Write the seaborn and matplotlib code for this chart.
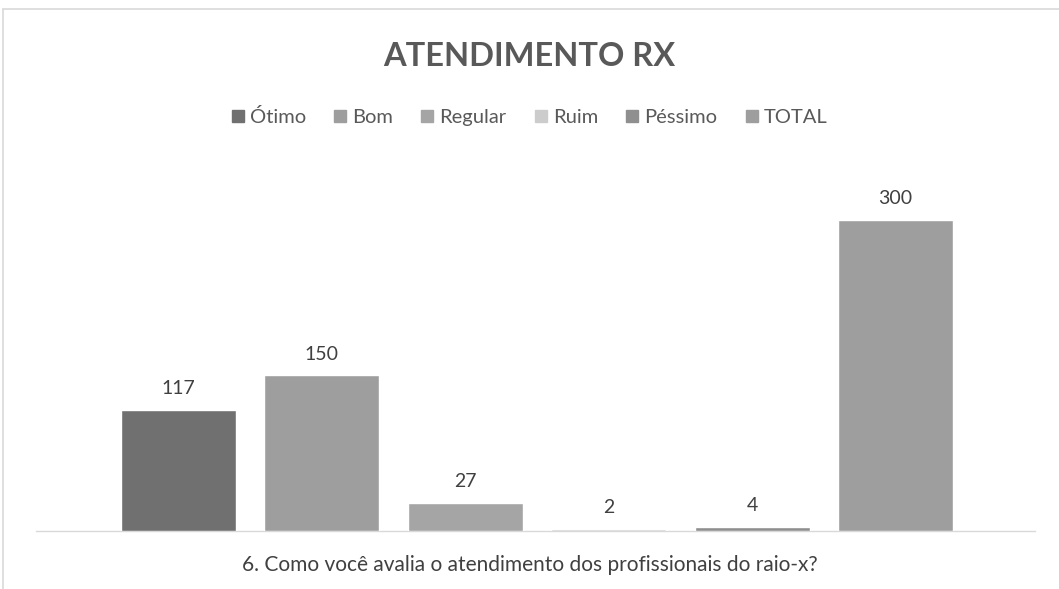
import pandas as pd
import matplotlib.pyplot as plt
import matplotlib.patches as mpatches
import seaborn as sns

# chart data
categorias = ["Ótimo", "Bom", "Regular", "Ruim", "Péssimo", "TOTAL"]
valores = [117, 150, 27, 2, 4, 300]
cores = ["#707070", "#9e9e9e", "#a5a5a5", "#cccccc", "#8f8f8f", "#9e9e9e"]

df = pd.DataFrame({"categoria": categorias, "valor": valores})

sns.set_theme(style="white")
plt.rcParams["font.family"] = ["Lato", "DejaVu Sans"]

fig = plt.figure(figsize=(10.59, 5.89), dpi=100)
W, H = 1059, 589
# plot area: x 36..1035 px, baseline at 531 px
ax = fig.add_axes([36 / W, (H - 531) / H, (1035 - 36) / W, 363 / H])

sns.barplot(data=df, x="categoria", y="valor", hue="categoria",
            palette=cores, order=categorias, hue_order=categorias,
            dodge=False, width=0.8, legend=False, ax=ax, zorder=3)

ax.set_ylim(0, 350)
ax.set_xlim(-0.993, 5.972)
ax.set_xticks([])
ax.set_yticks([])
ax.set_xlabel("")
ax.set_ylabel("")
for s in ["top", "right", "left"]:
    ax.spines[s].set_visible(False)
ax.spines["bottom"].set_color("#d9d9d9")
ax.spines["bottom"].set_linewidth(1.0)
ax.spines["bottom"].set_zorder(1)

for i, v in enumerate(valores):
    ax.annotate(str(v), (i, v), xytext=(0, 9), textcoords="offset points",
                ha="center", va="bottom", fontsize=14, color="#404040")

fig.text(0.5, 1 - 57 / H, "ATENDIMENTO RX", ha="center", va="center",
         fontsize=23.5, fontweight="bold", color="#595959")
fig.text(0.5, 1 - 565 / H, "6. Como você avalia o atendimento dos profissionais do raio-x?",
         ha="center", va="center", fontsize=15, color="#404040")

handles = [mpatches.Patch(color=c, label=l) for c, l in zip(cores, categorias)]
leg = fig.legend(handles=handles, loc="center", bbox_to_anchor=(0.5, 1 - 117 / H),
                 ncol=6, frameon=False, fontsize=14.5, handlelength=0.6,
                 handleheight=0.6, handletextpad=0.3, columnspacing=1.4)
for t in leg.get_texts():
    t.set_color("#595959")

# chart border (light gray)
fig.add_artist(plt.Line2D([3 / W, 3 / W], [0, 1 - 9 / H], color="#d9d9d9", lw=1.2))
fig.add_artist(plt.Line2D([3 / W, 1], [1 - 9 / H, 1 - 9 / H], color="#d9d9d9", lw=1.2))

fig.savefig("out.png", dpi=100)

» Directions: Restate the material word for word from its first line through the line containing "import seaborn as sns", both included; the pictures do not belong in it.

» Response below:
Write the seaborn and matplotlib code for this chart.
import pandas as pd
import matplotlib.pyplot as plt
import matplotlib.patches as mpatches
import seaborn as sns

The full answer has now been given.